Ce colloque marquera l’aboutissement d’un projet de recherche sur deux ans (2017-2018 et 2018‑2019) faisant l’objet d’une collaboration franco-américaine et dirigé par Rowan Dorin (Université de Stanford) et Christine Barralis (Université de Lorraine).
Projet financé par le Thomas Jefferson Fund de la FACE Foundation, les universités de Stanford et de Lorraine, le Centre France-Stanford d’études interdisciplinaires.
Enjeux et objectifs scientifiques
L’objet de ce colloque est d’étudier les transferts, créations, transformations et résiliences de normes au sein des législations ecclésiastiques locales entre 1215 et 1500. Le projet de recherche dont est issu cette rencontre est centré sur la France médiévale et les territoires proches (France actuelle, Flandres, Suisse, Italie du Nord), mais le colloque pourra être l’occasion d’ouvrir le champ géographique à l’ensemble de l’Europe catholique, dans une optique comparatiste. Un intérêt particulier sera porté à la porosité ou l’imperméabilité des frontières juridictionnelles diocésaines et provinciales, dans un questionnement sur la création et l’éventuelle uniformisation des droits locaux.
Alors que la question de la diffusion, au sein des statuts synodaux et provinciaux, du droit émanant des pontifes et conciles généraux a déjà fait l’objet d’un certain nombre d’études [Foreville, 1976 ; Pixton, 1995; Unger, 2004 …], la question des transferts de législations entre diocèses (et entre diocèses et provinces), des modalités et des limites de ces transferts, a surtout été abordée via la constitution de quelques grands livres synodaux du XIIIe siècle [Avril, Pontal, Cheney]. Il s’agit donc d’un champ d’études encore largement en friche concernant de larges espaces (sud et est du royaume de France notamment) et les XIVe-XVe siècles.
C’est pourtant une question fondamentale en raison d’un triple contexte : de 1215 (concile de Latran IV) à 1500, l’Église occidentale est marquée par une fort développement du droit canonique, par la centralisation de l’administration de l’Église et par le développement des synodes diocésains et conciles provinciaux, lieux d’expression des normes.
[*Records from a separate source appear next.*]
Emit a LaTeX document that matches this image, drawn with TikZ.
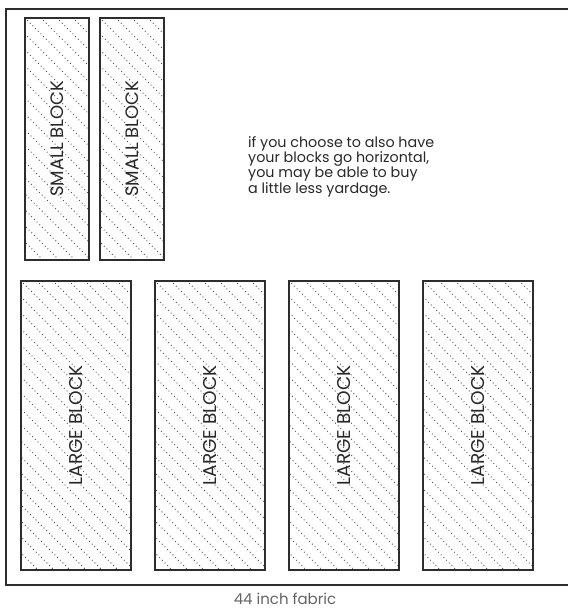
\documentclass[tikz,border=0pt]{standalone}
\usepackage{fontspec}
\setmainfont{Poppins}
\usepackage{graphicx}
\usepackage{xcolor}
\usepackage{tikz}
\usetikzlibrary{positioning}
\definecolor{frameline}{RGB}{45, 45, 45}
\definecolor{hatchgray}{RGB}{80, 80, 80}
\definecolor{notetext}{RGB}{40, 40, 40}
\definecolor{captiongray}{RGB}{100, 100, 100}

\begin{document}
\begin{tikzpicture}[
    x=1pt, y=-1pt,
    hatchline/.style={hatchgray, line width=1.3pt, line cap=round,
                      dash pattern=on 0pt off 3.8pt},
    hatched/.style={path picture={
        \foreach \k in {-22,...,8}
            \draw[hatchline] ([xshift=\k*16pt]path picture bounding box.north west)
                -- ++(330pt,-330pt);
    }},
    smallblock/.style={draw=frameline, line width=1.6pt, hatched, inner sep=0pt,
                       minimum width=64pt, minimum height=242pt,
                       font=\fontsize{18}{18}\selectfont\color{notetext}},
    largeblock/.style={draw=frameline, line width=1.6pt, hatched, inner sep=0pt,
                       minimum width=110pt, minimum height=289pt,
                       font=\fontsize{18.5}{18}\selectfont\color{notetext}}
]
    \useasboundingbox (0,0) rectangle (568,611);
    % fabric piece, its right edge runs off the page
    \draw[frameline, line width=2pt] (580,9) -- (6,9) -- (6,585) -- (580,585);

    % two small blocks on top
    \node[smallblock, anchor=north west] (small1) at (24,17) {\rotatebox{90}{SMALL BLOCK}};
    \node[smallblock, right=9.5pt of small1] (small2) {\rotatebox{90}{SMALL BLOCK}};

    % four large blocks below
    \node[largeblock, anchor=north west] (large1) at (20,280) {\rotatebox{90}{LARGE BLOCK}};
    \node[largeblock, right=22.5pt of large1] (large2) {\rotatebox{90}{LARGE BLOCK}};
    \node[largeblock, right=22.5pt of large2] (large3) {\rotatebox{90}{LARGE BLOCK}};
    \node[largeblock, right=22.5pt of large3] (large4) {\rotatebox{90}{LARGE BLOCK}};

    \node[anchor=north west, align=left, inner sep=0pt, text=notetext,
          font=\fontsize{14.3}{15.4}\selectfont] (note) at (248,136)
        {if you choose to also have\\your blocks go horizontal,\\you may be able to buy\\a little less yardage.};

    \node[text=captiongray, inner sep=0pt, font=\fontsize{15}{15}\selectfont] (caption) at (285,599) {44 inch fabric};
\end{tikzpicture}
\end{document}
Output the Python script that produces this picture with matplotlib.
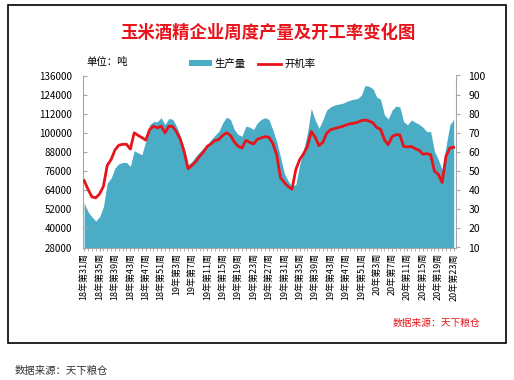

Il importe donc de se demander dans quelle mesure ce contexte nouveau a eu un impact sur la création et la standardisation éventuelle des législations locales. En questionnant le processus et les limites de ces transferts entre des diocèses, de diocèses au niveau provincial et inversement, nous questionnons les limites de la centralisation, la subsistance de spécificités et d’identités locales au sein de l’Église, la dynamique des pouvoirs locaux qui s’emparent ou non des législations générales, leur résistent, les transforment, et qui mettent en place de nouvelles pratiques et normes dans des processus bottom-up, et non pas seulement top-down, de création des législations. Dans un champ scientifique qui s’est longtemps focalisé sur la production législative initiée par la papauté, nous entendons donc porter l’attention sur le dynamisme des productions législatives locales. Celles-ci étant largement liées aux contextes locaux, leur étude nous permettra également de jeter un nouvel éclairage sur l’évolution des pratiques religieuses et sociales à la fin du Moyen Âge et la manière dont ces normes contribuent à maintenir ou construire des identités régionales propres.